Since real wages and salaries become valueless, less purchasing power, it leads to consequent deterioration of quality of lives for the people living in such a situation.

  1. It may lead to civil disorders

Just as many civil disorders had happened and are happening around the world, over 80% result from economic deterioration of lives. If the economic problems of an economy are not studied and analyzed well, copy, and paste currency devaluation may present a regrettable challenge to the country.

  1. Scares off investors

Investments are scared off from such economies where currency devaluations are wrongly administered. It makes investors less willing to risk because devaluation highly reduces real values of their holdings

  1. Difficult to repay back debts in foreign currencies

Assuming someone or a South Sudan for example, has an outstanding debt in foreign currencies such as the United States Dollars. repaying back such a debt would mean series of difficulties. This is because of the depreciated value of SSP because of its devaluation becomes an obstacle.

  1. It may lead to poor political relations of nations

Assuming South Sudan devalues its SSP to gain competitive advantage of its goods and services in East African regional markets, Uganda may consider doing the same, Kenya and so forth. This may lead to misunderstanding and perhaps political and economic standoff in the region.

Lessons on currency devaluations

Devaluation is mostly used in situation where a currency has a defined value relative to the baseline.

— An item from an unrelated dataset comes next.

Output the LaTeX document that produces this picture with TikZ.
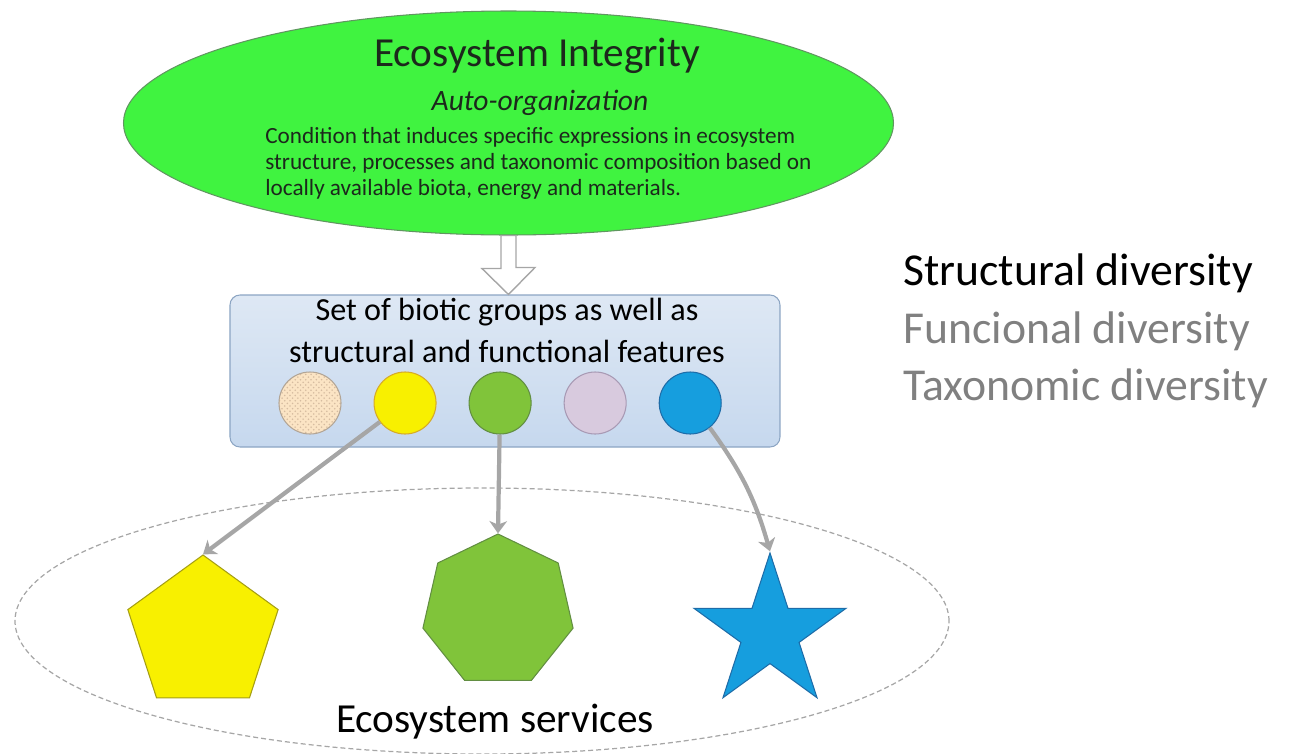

When Labor, led by Harold Wilson, took office in October 1964, it was immediately faced with a deficit of £800 million, which contributed to a series of sterling crises. A possible solution was to devalue the pound against other currencies to make imports more expensive (which meant more inflation), but exports cheaper, causing an increase.

By the summer of 1966, the pressure on sterling was acute but Wilson was determined to resist devaluation. To him the pound was a symbol of national status, of Britain’s role in the world as a key player. On 12 July 1966 the Cabinet rejected the devaluation option and agreed to a tough package of deflation and austerity instead.

However, due to several factors including international crises and dock strikes, by November 1967 the financial pressures had become overwhelming. On 16 November the Chancellor of the Exchequer, James Callaghan, with Wilson’s backing, recommended to the Cabinet that sterling should be devalued by just under 15 per cent. This was agreed and then implemented, at 14 per cent on 18 November. A package of measures including defense cuts, restrictions on hire purchase (credit), and higher interest rates was also agreed.

There was a forlorn tone to Callaghan’s proposal to the Cabinet, and at the end of November he moved to the Home Office, to be replaced as Chancellor by Roy Jenkins. In a famous broadcast, Wilson informed the nation that ‘the pound in your pocket’ had not been devalued, a controversial claim which appeared to ignore the fact that imports would become more expensive.

YES QUESTIONS that may warrant currency devaluation;

  1. Does an economy have a surplus production for export, but suffers from unfair competition because of expensive currency?
  2. Does an economy suffer from balance of payment deficits for that matter?
  3. Does the government find it difficult repaying off its Sovereign Debits?

If these questions, particularly 1 and 2 are of YES ANSWERS, the country is recommendable for a currency devaluation.

NB: though an economy may suffer from “Balance of Payment Deficits”, devaluing its currency cannot help if it does not have goods and services to export. It can actually worsen the economic indicators of a country.

Recommendation

I strongly recommend the Monetary Authority of South Sudan (Bank of South Sudan) to carry out a well detailed “Cost-benefit Analyses” of 15th December 2015 Currency devaluation on South Sudan`s Economy and development “a Situation backed up Monetary Policy Master Plan’ for South Sudan  Economy.

Conclusion

Currency devaluation by its objectives, Effects, Pros and Cons, is not recommendable for unproductive economies that lack goods and services to export. “The 15th  December, 2015 South Sudanese Pounds devaluation was an economic tragedy”.